Pictures do not belong in your copy. Repeat all the other data exactly.

-------- SOURCE MATERIAL --------

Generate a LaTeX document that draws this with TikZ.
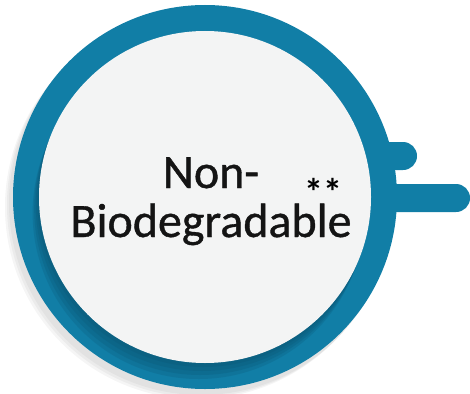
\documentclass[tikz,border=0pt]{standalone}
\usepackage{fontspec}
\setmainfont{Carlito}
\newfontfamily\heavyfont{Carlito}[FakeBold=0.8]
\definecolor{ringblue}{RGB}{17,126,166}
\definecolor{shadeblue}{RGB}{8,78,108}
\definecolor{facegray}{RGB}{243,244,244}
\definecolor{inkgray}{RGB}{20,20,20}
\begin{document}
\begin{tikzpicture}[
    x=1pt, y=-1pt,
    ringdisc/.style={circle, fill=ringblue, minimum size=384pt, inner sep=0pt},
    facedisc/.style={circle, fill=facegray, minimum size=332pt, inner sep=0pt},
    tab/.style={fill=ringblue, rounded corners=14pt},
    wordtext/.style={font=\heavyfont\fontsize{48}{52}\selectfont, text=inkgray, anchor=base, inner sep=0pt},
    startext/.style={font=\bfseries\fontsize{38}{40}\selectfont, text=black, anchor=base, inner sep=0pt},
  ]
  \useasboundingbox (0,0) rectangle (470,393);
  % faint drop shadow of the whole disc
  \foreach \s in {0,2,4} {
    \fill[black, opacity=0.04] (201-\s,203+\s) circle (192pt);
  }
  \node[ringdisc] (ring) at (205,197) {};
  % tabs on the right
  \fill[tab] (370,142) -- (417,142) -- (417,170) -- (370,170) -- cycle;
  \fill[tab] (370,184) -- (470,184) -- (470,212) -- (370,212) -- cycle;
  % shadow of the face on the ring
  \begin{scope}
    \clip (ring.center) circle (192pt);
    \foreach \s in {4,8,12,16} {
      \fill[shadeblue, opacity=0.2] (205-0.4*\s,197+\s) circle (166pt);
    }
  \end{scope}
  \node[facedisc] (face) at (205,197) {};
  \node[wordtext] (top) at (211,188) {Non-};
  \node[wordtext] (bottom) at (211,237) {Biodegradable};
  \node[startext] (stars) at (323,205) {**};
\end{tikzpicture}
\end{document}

--------

- TASK RESPONSE
Generate a LaTeX document that draws this with TikZ.
\documentclass[tikz,border=0pt]{standalone}
\usepackage{fontspec}
\setmainfont{Carlito}
\newfontfamily\heavyfont{Carlito}[FakeBold=0.8]
\definecolor{ringblue}{RGB}{17,126,166}
\definecolor{shadeblue}{RGB}{8,78,108}
\definecolor{facegray}{RGB}{243,244,244}
\definecolor{inkgray}{RGB}{20,20,20}
\begin{document}
\begin{tikzpicture}[
    x=1pt, y=-1pt,
    ringdisc/.style={circle, fill=ringblue, minimum size=384pt, inner sep=0pt},
    facedisc/.style={circle, fill=facegray, minimum size=332pt, inner sep=0pt},
    tab/.style={fill=ringblue, rounded corners=14pt},
    wordtext/.style={font=\heavyfont\fontsize{48}{52}\selectfont, text=inkgray, anchor=base, inner sep=0pt},
    startext/.style={font=\bfseries\fontsize{38}{40}\selectfont, text=black, anchor=base, inner sep=0pt},
  ]
  \useasboundingbox (0,0) rectangle (470,393);
  % faint drop shadow of the whole disc
  \foreach \s in {0,2,4} {
    \fill[black, opacity=0.04] (201-\s,203+\s) circle (192pt);
  }
  \node[ringdisc] (ring) at (205,197) {};
  % tabs on the right
  \fill[tab] (370,142) -- (417,142) -- (417,170) -- (370,170) -- cycle;
  \fill[tab] (370,184) -- (470,184) -- (470,212) -- (370,212) -- cycle;
  % shadow of the face on the ring
  \begin{scope}
    \clip (ring.center) circle (192pt);
    \foreach \s in {4,8,12,16} {
      \fill[shadeblue, opacity=0.2] (205-0.4*\s,197+\s) circle (166pt);
    }
  \end{scope}
  \node[facedisc] (face) at (205,197) {};
  \node[wordtext] (top) at (211,188) {Non-};
  \node[wordtext] (bottom) at (211,237) {Biodegradable};
  \node[startext] (stars) at (323,205) {**};
\end{tikzpicture}
\end{document}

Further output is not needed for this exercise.